Однажды Марина, расширенными глазами всматриваясь в темноту, спросила бабушку, снимавшую с веревки белье вечером, когда уже стемнело, не страшно ли ей, что в саду могилы, на что бабушка печально вздохнув ответила: «Бояться, деточка, нужно живых, а мертвых бояться нечего, они бессильны».
Зато Валюшка всего боялась. Отчаявшись уговорить Марину не включать ночами свет, она достала откуда-то плотную черную тряпку с двумя петельками, загадочно произнеся «еще от затемнения» и занавешивала ею окно на гвоздики оказавшиеся в раме, сказав:
—Чтоб не подумали, что мы ночами не спим.
Кто мог смотреть на ее окно ночью и думать, спят ли они или нет, и кому какое до этого могло быть дело, Валюшка не говорила. Но Марина с тех пор стала следить, чтобы из окошка на улицу не проникал свет: возможно, она не знала о какой-то опасности, о которой знала Валюшка. На 7 ноября, или Первое мая, или зимой, на День Конституции, Валюшка неизменно приставляла лестницу и карабкалась на ворота, чтобы вставить в ржавую скобу когда-то, наверное красный, а теперь довольно выцветший флаг с желтым серпом и молотом. Однажды, на Первое мая сорвалась страшная гроза с ливнем и ураганным ветром, но Валюшка, вернувшись совершенно вымокшая после установки флага, сильно переживала, что, намокший флаг свернется, прилипнет к столбу с другой стороны, его будет «им» не видно, и «они» могут подумать, что флага нет. Валюшка также почему-то притворялась малограмотной перед толстой почтальоншей Верой, приносившей пенсию, но Марина знала, что это ложь, потому что Валюшка знала много стихов и брала книжки с дедушкиной “этажерки”, которую он называл библиотекой.

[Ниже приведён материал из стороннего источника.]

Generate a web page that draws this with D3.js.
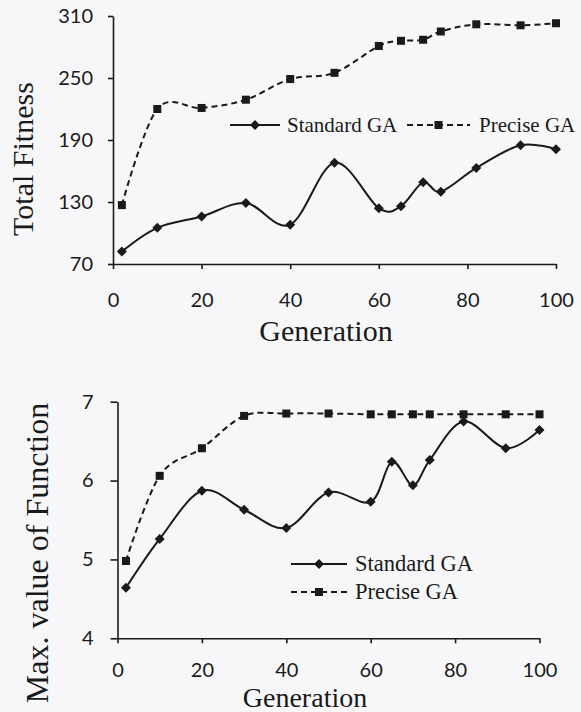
<!DOCTYPE html>
<html>
<head>
<meta charset="utf-8">
<script src="https://cdn.jsdelivr.net/npm/d3@7"></script>
<style>
    body { margin: 0; background: #f7f7f9; }
    svg { display: block; }
    .tick text { font-family: Lato, sans-serif; font-size: 20px; fill: #1a1a1a; }
    .serif { font-family: "Liberation Serif", "Times New Roman", serif; fill: #1a1a1a; }
</style>
</head>
<body>
<div id="chart"></div>
<script>
// 数据
const generations = [2, 10, 20, 30, 40, 50, 60, 65, 70, 74, 82, 92, 100];
const xTicks = [0, 20, 40, 60, 80, 100];

const fitnessStandard = [82, 105, 116, 129, 108, 168, 124, 126, 149, 140, 163, 185, 181];
const fitnessPrecise = [127, 220, 221, 229, 249, 255, 281, 286, 287, 295, 302, 301, 303];
const fitnessTicks = [70, 130, 190, 250, 310];

const maxStandard = [4.64, 5.26, 5.87, 5.63, 5.40, 5.85, 5.73, 6.24, 5.94, 6.26, 6.75, 6.41, 6.64];
const maxPrecise = [4.98, 6.06, 6.41, 6.82, 6.85, 6.85, 6.84, 6.84, 6.84, 6.84, 6.84, 6.84, 6.84];
const maxTicks = [4, 5, 6, 7];

const seriesNames = ["Standard GA", "Precise GA"];

const width = 581, height = 712;
const ink = "#1a1a1a";

const svg = d3.select("#chart")
    .append("svg")
    .attr("width", width)
    .attr("height", height);

const diamond = "M0,-5L5,0L0,5L-5,0Z";

function drawPanel(cfg) {
    const x = d3.scaleLinear().domain([0, 100]).range(cfg.xRange);
    const y = d3.scaleLinear().domain(d3.extent(cfg.yTicks)).range(cfg.yRange);
    const g = svg.append("g");

    // 坐标轴
    const xAxis = g.append("g")
        .attr("transform", `translate(0,${cfg.yRange[0]})`)
        .call(d3.axisBottom(x).tickValues(xTicks).tickSize(5).tickSizeOuter(0).tickPadding(cfg.xPad));
    const yAxis = g.append("g")
        .attr("transform", `translate(${cfg.xRange[0]},0)`)
        .call(d3.axisLeft(y).tickValues(cfg.yTicks).tickFormat(d3.format("d"))
            .tickSize(cfg.yTickSize).tickSizeOuter(0).tickPadding(cfg.yPad));
    [xAxis, yAxis].forEach(a => {
        a.selectAll("path, line").attr("stroke", ink).attr("stroke-width", 1.6);
    });

    const line = d3.line()
        .x((d, i) => x(generations[i]))
        .y(d => y(d))
        .curve(d3.curveCardinal.tension(0));

    // 精确GA（虚线）
    g.append("path")
        .attr("d", line(cfg.precise))
        .attr("fill", "none")
        .attr("stroke", ink)
        .attr("stroke-width", 2)
        .attr("stroke-dasharray", "6,4");
    g.append("g").selectAll("rect")
        .data(cfg.precise)
        .join("rect")
        .attr("x", (d, i) => x(generations[i]) - 4)
        .attr("y", d => y(d) - 4)
        .attr("width", 8)
        .attr("height", 8)
        .attr("fill", ink);

    // 标准GA（实线）
    g.append("path")
        .attr("d", line(cfg.standard))
        .attr("fill", "none")
        .attr("stroke", ink)
        .attr("stroke-width", 2);
    g.append("g").selectAll("path")
        .data(cfg.standard)
        .join("path")
        .attr("d", diamond)
        .attr("transform", (d, i) => `translate(${x(generations[i])},${y(d)})`)
        .attr("fill", ink);

    // 标题
    g.append("text")
        .attr("class", "serif")
        .attr("x", cfg.xTitle[0])
        .attr("y", cfg.xTitle[1])
        .attr("text-anchor", "middle")
        .style("font-size", cfg.xTitleSize + "px")
        .text("Generation");
    g.append("text")
        .attr("class", "serif")
        .attr("transform", `translate(${cfg.yTitle[0]},${cfg.yTitle[1]}) rotate(-90)`)
        .attr("text-anchor", "middle")
        .style("font-size", cfg.yTitleSize + "px")
        .text(cfg.yLabel);

    // 图例
    cfg.legend.forEach((item, k) => {
        const lg = g.append("g").attr("transform", `translate(${item.x},${item.y})`);
        lg.append("line")
            .attr("x1", 0).attr("x2", item.len)
            .attr("stroke", ink)
            .attr("stroke-width", 2)
            .attr("stroke-dasharray", k === 1 ? "6,4" : null);
        if (k === 0) {
            lg.append("path").attr("d", diamond)
                .attr("transform", `translate(${item.len / 2},0)`).attr("fill", ink);
        } else {
            lg.append("rect").attr("x", item.len / 2 - 4).attr("y", -4)
                .attr("width", 8).attr("height", 8).attr("fill", ink);
        }
        lg.append("text")
            .attr("class", "serif")
            .attr("x", item.len + item.gap)
            .attr("y", cfg.legendSize * 0.33)
            .style("font-size", cfg.legendSize + "px")
            .text(seriesNames[k]);
    });
}

drawPanel({
    xRange: [113, 556],
    yRange: [264, 16],
    yTicks: fitnessTicks,
    yTickSize: 5,
    yPad: 15,
    xPad: 24,
    standard: fitnessStandard,
    precise: fitnessPrecise,
    yLabel: "Total Fitness",
    yTitle: [33, 159],
    yTitleSize: 30,
    xTitle: [326, 341],
    xTitleSize: 30,
    legendSize: 21,
    legend: [
        { x: 230, y: 125, len: 50, gap: 7 },
        { x: 407, y: 125, len: 63, gap: 9 }
    ]
});

drawPanel({
    xRange: [117.5, 539.5],
    yRange: [638.3, 401.7],
    yTicks: maxTicks,
    yTickSize: 7,
    yPad: 17,
    xPad: 20,
    standard: maxStandard,
    precise: maxPrecise,
    yLabel: "Max. value of Function",
    yTitle: [48, 553],
    yTitleSize: 32,
    xTitle: [305, 707],
    xTitleSize: 28,
    legendSize: 22.5,
    legend: [
        { x: 291, y: 564, len: 56, gap: 8 },
        { x: 291, y: 592, len: 56, gap: 8 }
    ]
});
</script>
</body>
</html>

Под перестук колес Марина задумчиво помешивала остывший чай. Белое. Все яркое и белое. Снег. Холодный пол. Зеленое дерево с красными огнями. Большие руки открывают какую -то коробку. Там серые сапожки. Руки помогают ей. Внутри сапожек мягко. И ногам больше не холодно. Голос. Мама. Она понимает, что с этим приятным теплом —голоса, рук и сапожек —связаны слова “подарок”, “Марина” и “как раз”. Она, счастливая, повторяет “как раз, как раз!” Первая в жизни память — о снежном утре какого-то Нового года. Запах хвои и кожи сапожек.

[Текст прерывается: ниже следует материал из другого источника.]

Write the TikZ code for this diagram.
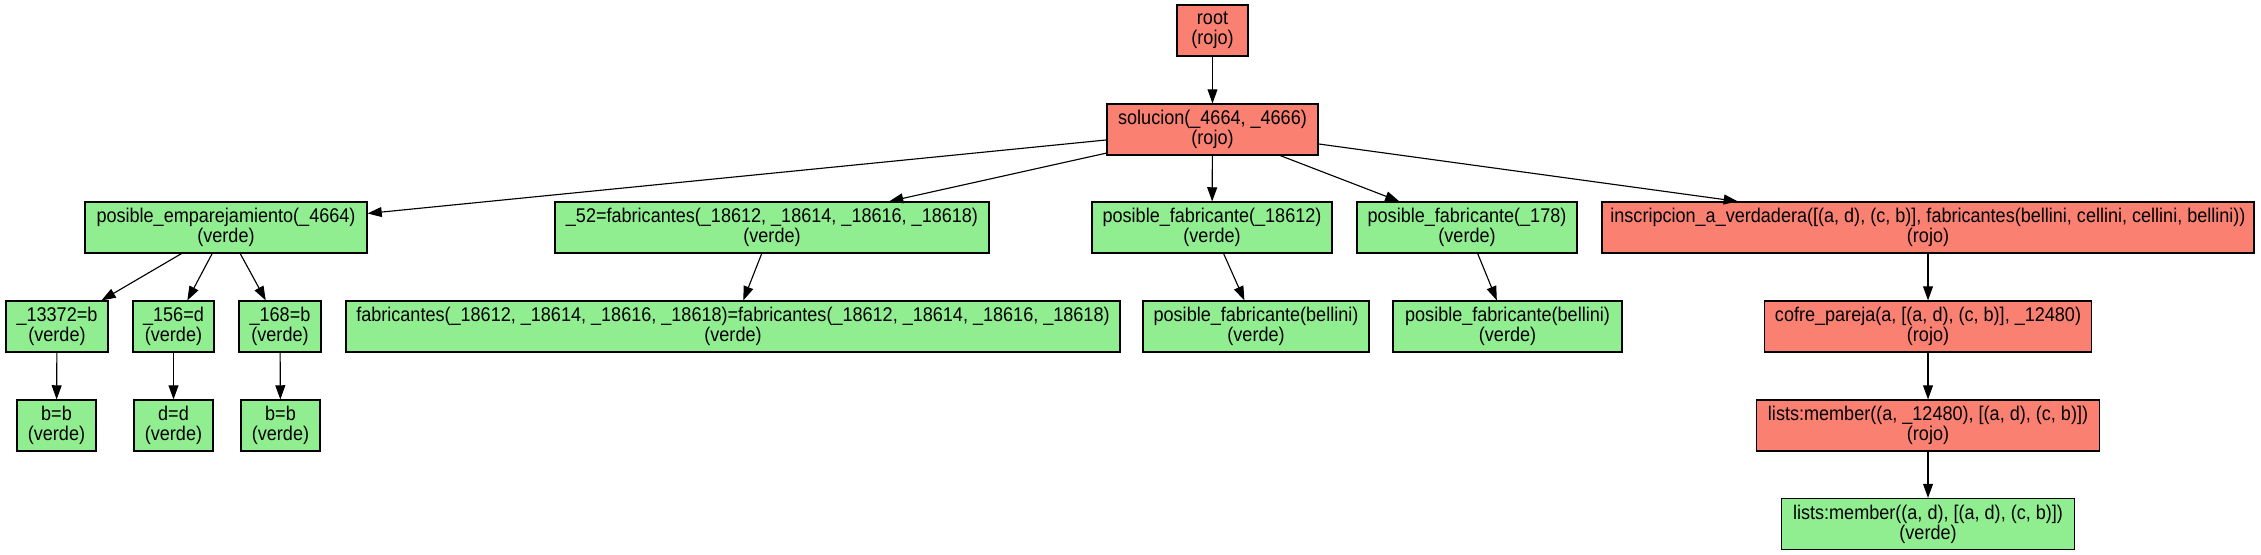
\documentclass[tikz,border=0pt]{standalone}
\usepackage{fontspec}
\setmainfont{Liberation Sans}[FakeStretch=0.91]
\usetikzlibrary{arrows.meta}
\definecolor{rojoc}{HTML}{FA8072}
\definecolor{verdec}{HTML}{90EE90}
\tikzset{
  gnode/.style={draw=black, line width=0.8pt, align=center, inner sep=0pt,
    minimum height=51*0.7056pt, font=\fontsize{14}{14.2}\selectfont},
  rojo/.style={gnode, fill=rojoc},
  verde/.style={gnode, fill=verdec},
  mw/.style={minimum width=#1*0.7056pt},
  edge/.style={-{Triangle[length=10pt,width=7pt]}, line width=0.8pt}
}
\begin{document}
\begin{tikzpicture}[x=0.7056pt, y=-0.7056pt]
\useasboundingbox (0,0) rectangle (2261,555);
% level 0
\node[rojo, mw=71] (root) at (1212.5,30.5) {root\\(rojo)};
% level 1
\node[rojo, mw=211] (sol) at (1212.5,129.5) {solucion(\_4664, \_4666)\\(rojo)};
% level 2
\node[verde, mw=282] (pe) at (226,227.5) {posible\_emparejamiento(\_4664)\\(verde)};
\node[verde, mw=434] (f52) at (772,227.5) {\_52=fabricantes(\_18612, \_18614, \_18616, \_18618)\\(verde)};
\node[verde, mw=240] (pf1) at (1212,227.5) {posible\_fabricante(\_18612)\\(verde)};
\node[verde, mw=220] (pf2) at (1467,227.5) {posible\_fabricante(\_178)\\(verde)};
\node[rojo, mw=652] (ins) at (1928,227.5) {inscripcion\_a\_verdadera([(a, d), (c, b)], fabricantes(bellini, cellini, cellini, bellini))\\(rojo)};
% level 3
\node[verde, mw=102] (a1) at (57,326.5) {\_13372=b\\(verde)};
\node[verde, mw=81] (a2) at (173.5,326.5) {\_156=d\\(verde)};
\node[verde, mw=82] (a3) at (280,326.5) {\_168=b\\(verde)};
\node[verde, mw=774] (fab) at (733,326.5) {fabricantes(\_18612, \_18614, \_18616, \_18618)=fabricantes(\_18612, \_18614, \_18616, \_18618)\\(verde)};
\node[verde, mw=226] (pb1) at (1256,326.5) {posible\_fabricante(bellini)\\(verde)};
\node[verde, mw=229] (pb2) at (1507.5,326.5) {posible\_fabricante(bellini)\\(verde)};
\node[rojo, mw=327] (cof) at (1928,326.5) {cofre\_pareja(a, [(a, d), (c, b)], \_12480)\\(rojo)};
% level 4
\node[verde, mw=79] (b1) at (56.5,425.5) {b=b\\(verde)};
\node[verde, mw=79] (d1) at (173.5,425.5) {d=d\\(verde)};
\node[verde, mw=79] (b2) at (280.5,425.5) {b=b\\(verde)};
\node[rojo, mw=343] (lm1) at (1928,425.5) {lists:member((a, \_12480), [(a, d), (c, b)])\\(rojo)};
% level 5
\node[verde, mw=293] (lm2) at (1928,524) {lists:member((a, d), [(a, d), (c, b)])\\(verde)};
% edges
\draw[edge] (root) -- (sol);
\draw[edge] (sol) -- (pe);
\draw[edge] (sol) -- (f52);
\draw[edge] (sol) -- (pf1);
\draw[edge] (sol) -- (pf2);
\draw[edge] (sol) -- (ins);
\draw[edge] (pe) -- (a1);
\draw[edge] (pe) -- (a2);
\draw[edge] (pe) -- (a3);
\draw[edge] (f52) -- (fab);
\draw[edge] (pf1) -- (pb1);
\draw[edge] (pf2) -- (pb2);
\draw[edge] (ins) -- (cof);
\draw[edge] (a1) -- (b1);
\draw[edge] (a2) -- (d1);
\draw[edge] (a3) -- (b2);
\draw[edge] (cof) -- (lm1);
\draw[edge] (lm1) -- (lm2);
\end{tikzpicture}
\end{document}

Первое пробуждение сознания произошло в доме, которого скоро не будет. Значит, не будет и какой-то части ее. Возможно, самой важной. Интересно, какой будет последняя память? “О как мы любим лицемерить и забываем без труда, То, что мы в детстве ближе к смерти, чем в наши зрелые года”.

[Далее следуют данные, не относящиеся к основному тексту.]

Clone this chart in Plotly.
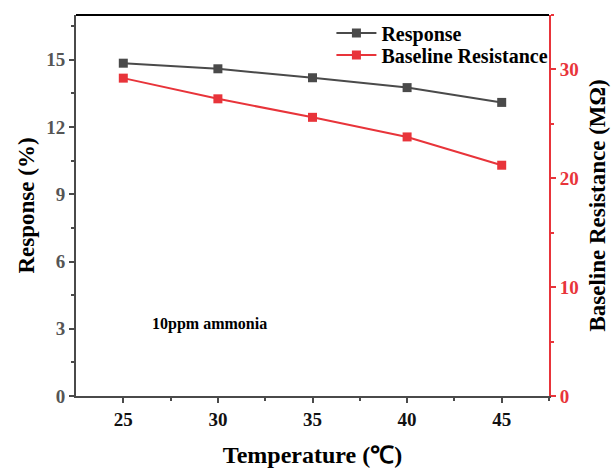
import plotly.graph_objects as go

temperature = [25, 30, 35, 40, 45]
response = [14.85, 14.6, 14.2, 13.76, 13.1]
baseline_resistance = [29.2, 27.3, 25.6, 23.8, 21.2]

GRAY = "#4a4a4a"
RED = "#e8343a"
FONT = "Liberation Serif"

fig = go.Figure()
fig.add_trace(go.Scatter(
    x=temperature, y=response, name="Response", mode="lines+markers",
    line=dict(color=GRAY, width=2), marker=dict(symbol="square", size=9, color=GRAY),
    yaxis="y", legend="legend"))
fig.add_trace(go.Scatter(
    x=temperature, y=baseline_resistance, name="Baseline Resistance", mode="lines+markers",
    line=dict(color=RED, width=2), marker=dict(symbol="square", size=9, color=RED),
    yaxis="y2", legend="legend2"))

legend_font = dict(family=FONT, size=20, color="black", weight="bold")

fig.update_layout(
    width=614, height=468,
    margin=dict(l=76, r=65, t=15, b=72, autoexpand=False),
    plot_bgcolor="white", paper_bgcolor="white",
    font=dict(family=FONT, color="black"),
    showlegend=True,
    legend=dict(x=0.54, y=0.953, xanchor="left", yanchor="middle",
                bgcolor="rgba(0,0,0,0)", font=legend_font, itemwidth=40),
    legend2=dict(x=0.54, y=0.895, xanchor="left", yanchor="middle",
                 bgcolor="rgba(0,0,0,0)", font=legend_font, itemwidth=40),
    xaxis=dict(
        range=[22.5, 47.5], tickvals=[25, 30, 35, 40, 45],
        ticks="outside", ticklen=5, tickwidth=1.5, tickcolor=GRAY,
        minor=dict(tickvals=[27.5, 32.5, 37.5, 42.5, 47.5], ticks="outside", ticklen=3, tickcolor=GRAY, tickwidth=1.5),
        showline=True, linecolor=GRAY, linewidth=2, showgrid=False, zeroline=False,
        tickfont=dict(family=FONT, size=19, color="#111", weight="bold"),
        title=dict(text="Temperature (℃)", font=dict(family=FONT, size=24, color="black", weight="bold"), standoff=18),
    ),
    yaxis=dict(
        range=[0, 17], tickvals=[0, 3, 6, 9, 12, 15],
        ticks="outside", ticklen=5, tickwidth=1.5, tickcolor=GRAY,
        minor=dict(tickvals=[1.5, 4.5, 7.5, 10.5, 13.5, 16.5], ticks="outside", ticklen=3, tickcolor=GRAY, tickwidth=1.5),
        showline=True, linecolor=GRAY, linewidth=2, showgrid=False, zeroline=False,
        tickfont=dict(family=FONT, size=19, color="#555", weight="bold"),
        title=dict(text="Response (%)", font=dict(family=FONT, size=23, color="black", weight="bold"), standoff=5),
    ),
    yaxis2=dict(
        range=[0, 35], tickvals=[0, 10, 20, 30], overlaying="y", side="right",
        ticks="outside", ticklen=5, tickwidth=1.5, tickcolor=RED,
        minor=dict(tickvals=[5, 15, 25, 35], ticks="outside", ticklen=3, tickcolor=RED, tickwidth=1.5),
        showline=True, linecolor=RED, linewidth=2, showgrid=False, zeroline=False,
        tickfont=dict(family=FONT, size=19, color=RED, weight="bold"),
        title=dict(text="Baseline Resistance (MΩ)", font=dict(family=FONT, size=23, color="black", weight="bold"), standoff=11),
    ),
    shapes=[dict(type="line", xref="paper", yref="paper", x0=0, x1=1, y0=1, y1=1,
                 line=dict(color="black", width=2))],
    annotations=[dict(text="10ppm ammonia", x=26.4, y=3.2, xref="x", yref="y",
                      xanchor="left", yanchor="middle", showarrow=False,
                      font=dict(family=FONT, size=16, color="black", weight="bold"))],
)

fig.write_html("out.html")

А вдруг, завершая повествование, первая память становится и последней? Кажется, это называется, кольцевая композиция…
Громко включились первые такты «Простой симфонии» Бриттена, вернувшие ее к реальности. Звонил ее обычный телефон, британский. Другой, недавно купленный, дешевый, без чехла, с международной сим-картой, заиграл бы «Оду радости».
—Миссис Нортон? Говорит сержант Линда Доркинс, полиция Дорсета.
—Да, я слушаю, я слушаю…! Боже мой, есть новости…?
—Новости? Нет, это по другому поводу. Скажите, Вы получили мой имейл со сносками на службы психологической поддержки жертвам преступлений?
—Преступлений, вы сказали? Так… это уже…преступление? Почему мне ничего не сообщили?!
—Нет-нет, пожалуйста, не беспокойтесь, это просто название психологических служб, не более того, пожалуйста, не беспокойтесь…Так вы получили мой…?
—Да, я получила. Мне не нужна психологическая поддержка. Я сейчас за границей, но если хотя бы что-то станет известно, хотя бы что-то…
—Несомненно, мы безотлагательно свяжемся, где бы вы ни были. Самое интенсивное расследование ведется, это все, что я могу сказать, миссис Нортон. Самое интенсивное.
Марина отключила телефон и продолжила смотреть в окно. Поезд низко загудел, приближаясь к вокзалу.